A hacker's way

Although it's generally reckoned that using functions to return a result is best - the code looks more elegant, anyway! - there can be advantages in iterative solutions.

This one uses invalid date error trapping to determine the number of days in the month:

    <%
   strMonth = " August "
   strYear = " 2008 "
   On Error Resume Next
   For i = 28 to 31
      intLastDay = Day(i & " " & strMonth & " " & strYear)
   Next
   %>

intLastDay is assigned the day number from 28 - the least number of days possible - to 31 - the maximum. Since we specify On Error Resume Next, the assignment of intLastDay is skipped for invalid dates, in this example giving 31 .

The Day() function is discussed below.

The elegant way

To return the number of days through VBScript functions we need to combine the use of three functions:

• DateSerial()
• DateAdd()
• Day()

Before looking at the combination of these it's worth reviewing what each of them can do.

1   DateSerial()

DateSerial() can be used to turn elements of a date entity into a date, for instance

   intYear = 2008
   intMonth = 8
   intDay = 28
   response.write DateSerial(intYear, intMonth, intDay)
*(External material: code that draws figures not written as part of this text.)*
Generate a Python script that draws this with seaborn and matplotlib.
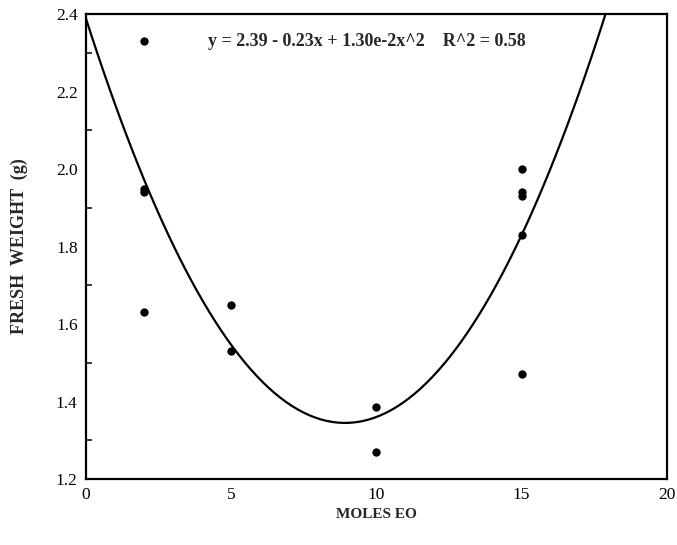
import numpy as np
import pandas as pd
import seaborn as sns
import matplotlib.pyplot as plt
from matplotlib.ticker import MultipleLocator

# data
moles_eo = [2, 2, 2, 2, 5, 5, 10, 10, 15, 15, 15, 15, 15]
fresh_weight = [2.33, 1.95, 1.94, 1.63, 1.65, 1.53, 1.385, 1.27,
                2.00, 1.94, 1.93, 1.83, 1.47]
equation_text = "y = 2.39 - 0.23x + 1.30e-2x^2    R^2 = 0.58"

df = pd.DataFrame({"moles": moles_eo, "weight": fresh_weight})

sns.set_theme(style="white")
plt.rcParams['font.family'] = ['Liberation Serif', 'DejaVu Serif']

fig = plt.figure(figsize=(6.77, 5.45), dpi=100)
ax = fig.add_axes([0.127, 0.121, 0.858, 0.853])
ax.set_xlim(0, 20)
ax.set_ylim(1.2, 2.4)

sns.regplot(data=df, x="moles", y="weight", order=2, ci=None, truncate=False,
            ax=ax, color="black",
            scatter_kws={"s": 36, "alpha": 1, "linewidths": 0},
            line_kws={"linewidth": 1.6})

ax.set_xlim(0, 20)
ax.set_ylim(1.2, 2.4)
ax.xaxis.set_major_locator(MultipleLocator(5))
ax.yaxis.set_major_locator(MultipleLocator(0.2))
ax.yaxis.set_minor_locator(MultipleLocator(0.1))
ax.yaxis.set_major_formatter(plt.FuncFormatter(lambda v, p: f"{v:.1f}"))

ax.tick_params(axis="both", which="major", direction="in", length=6, width=1.3,
               labelsize=12.5, pad=6, colors="black")
ax.tick_params(axis="y", which="minor", direction="in", length=4, width=1.3, left=True)
ax.tick_params(top=False, right=False)

for sp in ax.spines.values():
    sp.set_linewidth(1.6)
    sp.set_color("black")

ax.set_xlabel("MOLES EO", fontsize=11, fontweight="bold", labelpad=3)
ax.set_ylabel("FRESH  WEIGHT  (g)", fontsize=13, fontweight="bold", labelpad=20)

ax.text(0.483, 0.942, equation_text, transform=ax.transAxes, ha="center", va="center",
        fontsize=13, fontweight="bold")

fig.savefig("out.png", dpi=100)
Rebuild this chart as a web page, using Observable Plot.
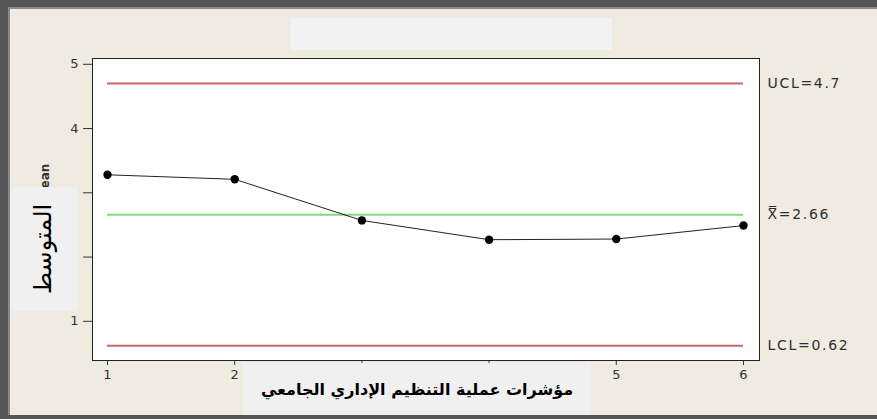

produces the output 28/08/2008 . Notice that the date format used in the output is determined by the settings on the server since no explicit format is specified for the date here.

An important point here is that, this being month , month number 8 , the following code returns the fist day of next month:

   intYear = 2008
   intThisMonth = 8
   intToday = 28         ' Doesn't matter
   response.write DateSerial (intYear, intThisMonth + 1, 1)

The output being 01/09/2008 . VBScript is clever enough to increment the year if we add 1 to month 12, as in

   response.write DateSerial( 2008 , 12 + 1, 1)

which displays 01/01/2009 , next new year's day.

So we now have a mechanism to determine the first days of the given month and the month which follows it.

2   DateAdd()

This function handles arithmetic on dates in a formal way. In this current example we will use it to calculate the day before the first day of next month: The last day of this month, that is!

The following line of code

   Response.Write DateAdd("d", -1, DateSerial( 2008 , 8 + 1, 1 ))

gives output of 31/08/2008 . It takes the date we calculated above, 01/09/2008 , and -- as we specify "d" for days and -1 to add (take one away, that is) -- the function decrements the days of the given date by one. Again, when days are manipulated, months and years are updated as necessary.

We now have a mechanism to determine the first and last days of the given month. We could use a difference between the two dates to return the number of days in the month. Since the month always starts on the first (!) and we need an inclusive count, using the Day() function is an ideal way to get the count of days.

3   Day()

The Day() function return an integer which represents the day number in the specified month, so

   Day( 28/08/2008 )

returns 28 . Correct, since today is 28 . August .

and

Day( 01/08/2008 )

returns 1 .

More importantly in this exercise:

   Response.Write "The number of days in the month is " & _
      Day(DateAdd("d", -1, DateSerial(Year(Now), Month(Now) + 1, 1)))

output the string The number of days in this month is 31 .